Costa Coffee

Vienna Review
May 01, 2010

Belgrade’s car horns sound full-blast amidst interminable cheering. Outside: the vast cityscape of black and grey and gleaming white and inside: a hostel with a loose interpretation of en suite. I lie in bed and let an unknown bug buzz in my ear. Lights flicker as I surf the TV channels. Kylie curves her way to me on VH1 and the Discovery Channel is looking at where meat comes from. I’m grateful for the scraps of globalization in this city of Cyrillic. Here Costa Coffee sells giant cups of hot chocolate orange at small amounts of dinar and a Happy Meal comes at a happy price.

The Lonely Planet Guidebook declares it the newest party hub and the group of French and American backpackers on the playstation that I pass and hop over by day, I do not see at night. I buy Ian McEwan’s For You in a bookshop that’s open at midnight and use my last dinar to purchase the hand-crafted, recycled jewelry of a street vendor, who scolds me for wearing flip flops on a cold night. I wander around the main square and can’t identify the mounted statue in its centre nor the colorful graffiti-ed messages that decorate the sides of its buildings. All around are young people hanging out of honking cars.

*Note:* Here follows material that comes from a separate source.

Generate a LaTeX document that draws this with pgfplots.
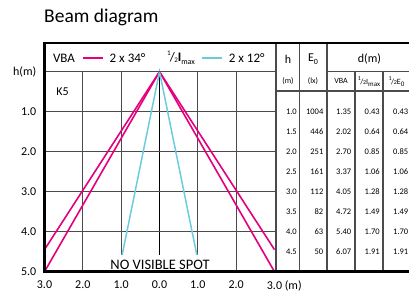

The buzzing creature retreats, and I change the channel. I am startled when an image of Belgrade flashes behind the newsreader.

We’re back in the main square with the horse and the graffiti nearby. The subject of the report is the Gay Pride Parade scheduled to take place the following Sunday. The Government has cancelled it, following widespread threats of violence.

Translated into the Latin alphabet, the graffiti reads "Death to Homosexuals" and "We are waiting for you."  The ultra nationalist Serb Popular Movement "1389" declared the cancellation "a great victory for normal Serbia." There are reports that claim that organizers of the parade were asked by Prime Minister Mirko Cvetkovic to relocate the rally from the centre of Belgrade to a field but that organizers rejected this as a symbolic marginalization that defeated the purpose of the march.

It is three in the morning and still, the car horns scream with raucous energy. Google reveals that Serbia has beaten Russia in the semi-final of the Basketball World Championships.

This is a country where topless teenage boys cry for balls shot through hoops and not through nets. It’s a place where if you’re young and gay, you get your hot chocolate orange from Costa Coffee ‘to go.’